Meersman gave an example: “We've got buses running in London and in Glasgow where we're providing the funding, but more importantly, our software takes a 24/7 snapshot of what's happening with vehicles so we can work with drivers and vehicle OEMs to further reduce the energy these buses consume.”
When the batteries are retired from powering buses, Zenobē reuses them in stationary aggregation, giving them a second life in grid storage with the aim of creating a circular supply chain rooted in delivering local benefits.
Scaling up carbon capture
Carbon Engineering, a Canadian company working to commercialise carbon capture technology, plans to build Europe’s first commercial direct air capture plant.
“The climate science is very clear: to limit global warming to 1.5°C, we must reduce emissions at source, but we also need to remove billions of tonnes of CO2 from atmosphere,” said Stuart Gregg, UK and Ireland country manager at Carbon Engineering.
After developing and proving its technology with pilot plants using established equipment from other sectors, the company is now scaling up. It is collaborating with Storrega in northeast Scotland to build Europe's first commercially viable direct air capture with underground sequestration (DACS) plant.
Due to come online by 2026, the plant will have the capacity to remove one megaton of CO2 per year from the atmosphere, roughly the same as 40 million trees.
“The UK has a unique advantage that could put us ahead of the global pack, such as offshore capability, a skilled workforce, proven infrastructure and geological storage capacity,” Gregg said. “So, the UK has all attributes to become a global leader in DACS technology.”
Cleaner jet fuel from waste
While small aircraft can be powered by batteries or hydrogen for short flights, only liquid fuels currently supply the high power and energy density needed for medium and long-haul flights. These flights make up more than two thirds of aviation’s global CO2 emissions.
To help reduce aviation emissions, UK-based Velocys produces sustainable aviation fuel (SAF) from household and commercial waste. Waste is broken down into carbon and converted to hydrocarbons using a process known as Fischer-Tropsch synthesis.
The fuel is compatible with planes currently in operation, explained Neville Hargreaves, vice-president for waste to fuels at Velocys. “It's sustainable because the feedstock is waste. Instead of taking new fossil carbon out of the ground, we're using carbon that would have been incinerated releasing CO2 if we didn't take it.

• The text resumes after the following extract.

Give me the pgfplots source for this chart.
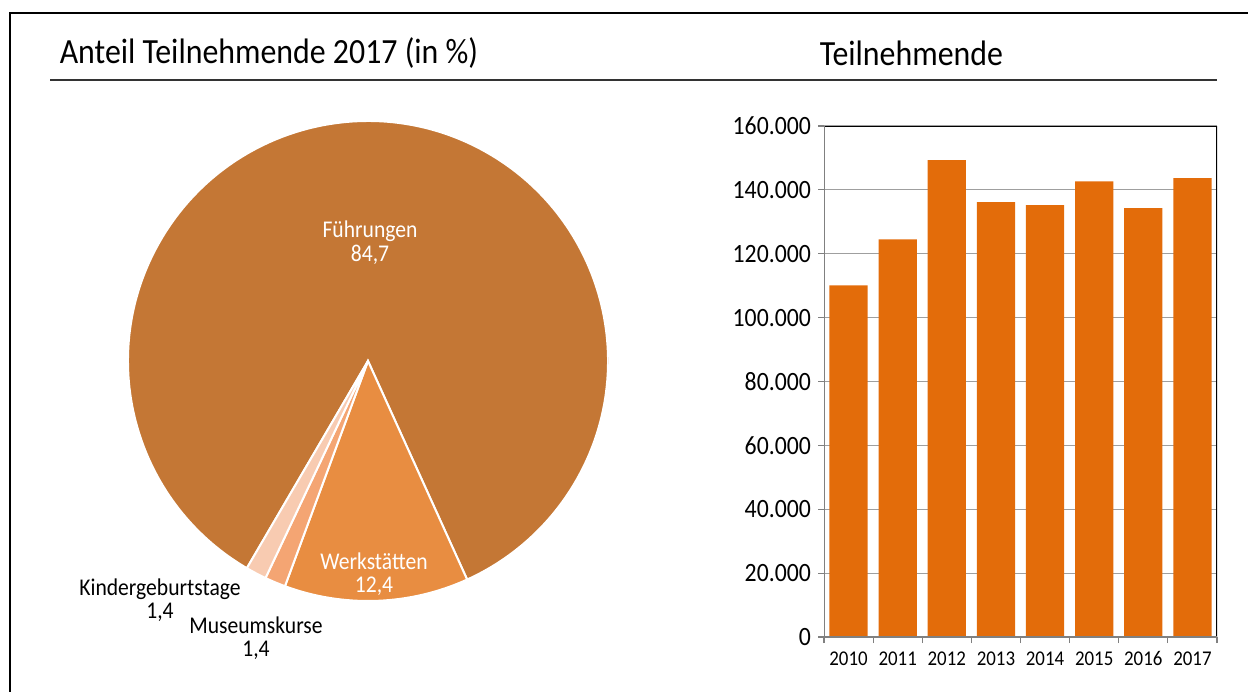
\documentclass[border=0pt]{standalone}
\usepackage{pgfplots}
\pgfplotsset{compat=1.18}
\usepackage{fontspec}
\setmainfont[FakeStretch=0.9]{Carlito}
\definecolor{fuehr}{HTML}{C47735}
\definecolor{werk}{HTML}{E88D41}
\definecolor{mus}{HTML}{F4A573}
\definecolor{kind}{HTML}{F8CBB1}
\definecolor{barc}{HTML}{E36C0A}
\begin{document}
\begin{tikzpicture}
\path[use as bounding box] (0pt,0pt) rectangle (624pt,-345.5pt);
% frame and rule
\draw[line width=1pt] (4.75pt,-346pt) -- (4.75pt,-6.3pt) -- (625pt,-6.3pt);
\draw[line width=0.75pt, black!80] (25pt,-40pt) -- (608.5pt,-40pt);
% titles
\node[anchor=base west, inner sep=0pt, font=\fontsize{17.7}{20}\selectfont] at (29.7pt,-31.7pt) {Anteil Teilnehmende 2017 (in \%)};
\node[anchor=base west, inner sep=0pt, font=\fontsize{17.7}{20}\selectfont] at (409.7pt,-32.5pt) {Teilnehmende};

% pie
\begin{axis}[at={(184pt,-180.5pt)}, anchor=center, width=240pt, height=240pt, scale only axis,
  xmin=-1, xmax=1, ymin=-1, ymax=1, hide axis]
\addplot[draw=none] coordinates {(-1,-1) (1,1)};
% Fuehrungen 84,7 ; Werkstaetten 12,4 ; Museumskurse 1,4 ; Kindergeburtstage 1,4
\fill[fuehr, draw=white, line width=1pt] (axis cs:0,0) -- ++(239.68:120pt) arc[start angle=239.68, end angle=-65.6, radius=120pt] -- cycle;
\fill[werk, draw=white, line width=1pt] (axis cs:0,0) -- ++(294.4:120pt) arc[start angle=294.4, end angle=249.76, radius=120pt] -- cycle;
\fill[mus, draw=white, line width=1pt] (axis cs:0,0) -- ++(249.76:120pt) arc[start angle=249.76, end angle=244.72, radius=120pt] -- cycle;
\fill[kind, draw=white, line width=1pt] (axis cs:0,0) -- ++(244.72:120pt) arc[start angle=244.72, end angle=239.68, radius=120pt] -- cycle;
\end{axis}

% pie labels
\begin{scope}[every node/.style={inner sep=0pt, anchor=base, font=\fontsize{12}{12}\selectfont}]
\node[white] at (185pt,-118.5pt) {Führungen};
\node[white] at (185pt,-130.5pt) {84,7};
\node[white] at (187pt,-284.7pt) {Werkstätten};
\node[white] at (187pt,-296.2pt) {12,4};
\node at (80pt,-297.5pt) {Kindergeburtstage};
\node at (80pt,-309.2pt) {1,4};
\node at (128pt,-316.7pt) {Museumskurse};
\node at (128pt,-328.3pt) {1,4};
\end{scope}

% bar chart
\begin{axis}[at={(412pt,-318.5pt)}, anchor=south west, width=196.5pt, height=255.5pt, scale only axis,
  xmin=-0.5, xmax=7.5, ymin=0, ymax=160000,
  ybar, bar width=0.78,
  xtick={0,1,2,3,4,5,6,7},
  xticklabels={2010,2011,2012,2013,2014,2015,2016,2017},
  minor xtick={-0.5,0.5,...,7.5},
  ytick={0,20000,40000,60000,80000,100000,120000,140000,160000},
  yticklabels={0,20.000,40.000,60.000,80.000,100.000,120.000,140.000,160.000},
  scaled y ticks=false,
  xtick pos=bottom, ytick pos=left,
  tick align=outside, major tick length=3pt, minor tick length=3pt,
  major x tick style={draw=none},
  minor x tick style={gray, line width=0.6pt},
  y tick style={gray, line width=0.6pt},
  ymajorgrids, grid style={gray!75, line width=0.6pt},
  axis line style={draw=none},
  xticklabel style={font=\fontsize{10.5}{12}\selectfont, text height=7.5pt, text depth=0pt},
  yticklabel style={font=\fontsize{13.2}{14}\selectfont},
  /pgf/number format/assume math mode=true]
\addplot[fill=barc, draw=none] coordinates {(0,110100) (1,124500) (2,149300) (3,136200) (4,135200) (5,142700) (6,134300) (7,143700)};
\draw[black, line width=0.75pt] (rel axis cs:0,1) -- (rel axis cs:1,1) -- (rel axis cs:1,0);
\draw[gray, line width=0.75pt] (rel axis cs:0,1) -- (rel axis cs:0,0) -- (rel axis cs:1,0);
\end{axis}
\end{tikzpicture}
\end{document}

Compared with normal jet fuel, it'll deliver a net CO2 saving of at least 70%.”
The company has partnered with British Airways to develop what could become the UK’s first waste to jet fuel facility, Altalto, by the mid-2020s. “Altalto will take more than half a million tonnes a year of household and commercial waste, otherwise destined for landfill or incineration, and make up to 80 million litres of cleaner burning SAF,” Hargreaves said.